The LGBT+ community still faces stigma, harassment and discrimination, with hate crimes still a fact of life.
I heard myself from such a victim of crime at the pride reception we held in Downing Street earlier this year and I have to say I was moved to tears.
Around the world, being LGBT+ is still a crime in 71 countries. In 11 countries it is punishable by death. Just because of who you love. None of this is acceptable, obviously, and it is up to all of us to say so as loudly as we can.
That is why it is so important that the UK will be hosting its first ever global conference of LGBT+ right next year.
So whether it is about ending prejudice at home or abroad, LGBT+ Conservatives champion all these issues, so please keep doing what you are doing.

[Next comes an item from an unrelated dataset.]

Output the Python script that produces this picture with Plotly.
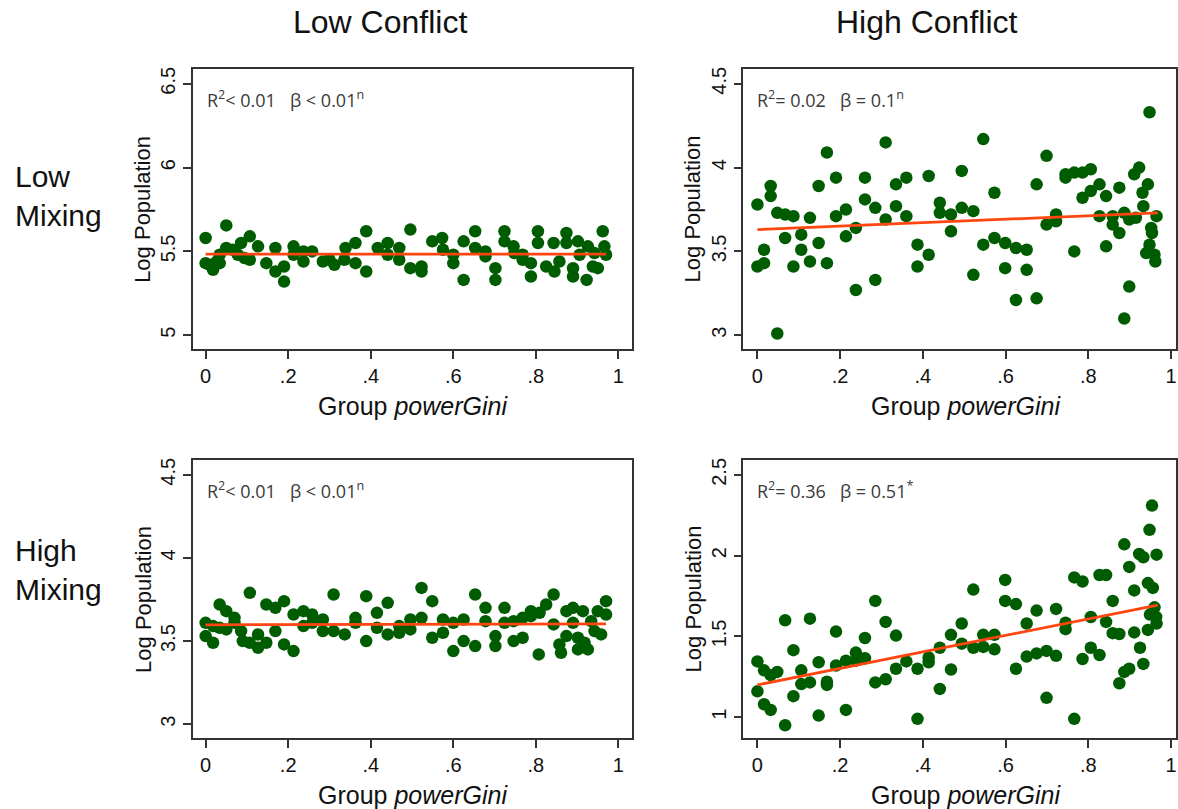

But also please keep doing something else as well, because groups like this don’t just exist to campaign, they also provide a support network for their members.
Every LGBT+ person must go on their own journey of self-acceptance and that I can imagine is not always easy.
There will be some people here tonight who are out to their friends, but maybe not to their family, or to their family but not their work colleagues, there might be some people here who are not out to everyone or questioning who they are.
Wherever you are in your journey, I can assure you you are among friends here. So thank you LGBT Conservatives for everything you do, I know how hard you and your team work Elena (Bunbury, chairwoman of the LGBT+ Conservatives) and I hope you all have a brilliant evening and a wonderful conference and I hope to see some of you on the dancefloor.